‘Honest to God, what is the world coming to?’
Wheatfield, Minnesota, is one of those small towns teetering on the edge of oblivion. A small town with a declining population, probably down to around 650, located off the main highway. Why would anyone need or want to visit? But then a vision of the Virgin Mary appeared at St Mary’s Catholic Church in front of the congregation of worshippers, some of whom take photographs. And when the Virgin appeared a second time, well Wheatfield was on the map. Religious tourists descended on the town. Accommodation was at a premium, business was booming.
What could possibly go wrong? How about a series of shootings followed by several murders? Wardell Holland, the Mayor, whose successful campaign slogans included ‘I’ll Do What I Can’, calls in Virgil Flowers from the state Bureau of Criminal Apprehension. Shootings and murders were not part of his plan for putting Wheatfield back on the map.
So, who is behind the shootings and murders, and why? It seems like plenty of people have both the equipment and the opportunity, but motive? And where are the clues that usually help an investigator solve such crimes? In his search for answers, Virgil Flowers has some humorous conversations with some very interesting characters.

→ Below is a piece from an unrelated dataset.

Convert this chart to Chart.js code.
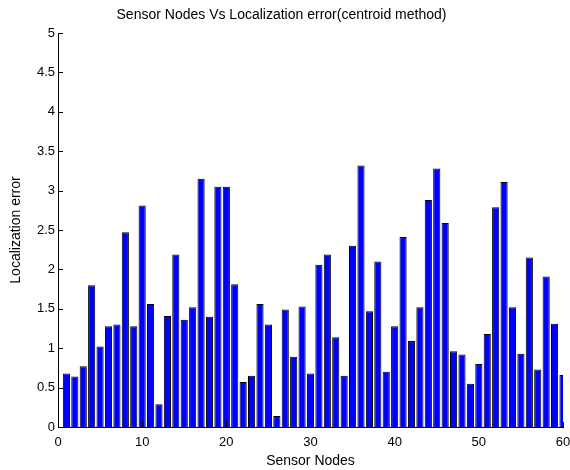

Virgil Flowers is an unorthodox crime investigator, he’s quite happy to speculate about what might be happening as part of his information gathering. He’s also happy to involve the locals if this might help him flush out the criminals. Unconventional, but ultimately effective. There’s some great dialogue, some interesting characters (meet John Jacob Skinner), and more than I need to know about the awfulness of diner food and chicken pot pies.
This novel held my attention from beginning to end. This is the eleventh novel in John Sanford’s Virgil Flowers series. It is the first I’ve read (and it reads fine as a standalone novel), but I’ll be looking out for some of the earlier ones.
Note: My thanks to NetGalley and Simon & Schuster (Australia) for providing me with a free electronic copy of this book for review purposes.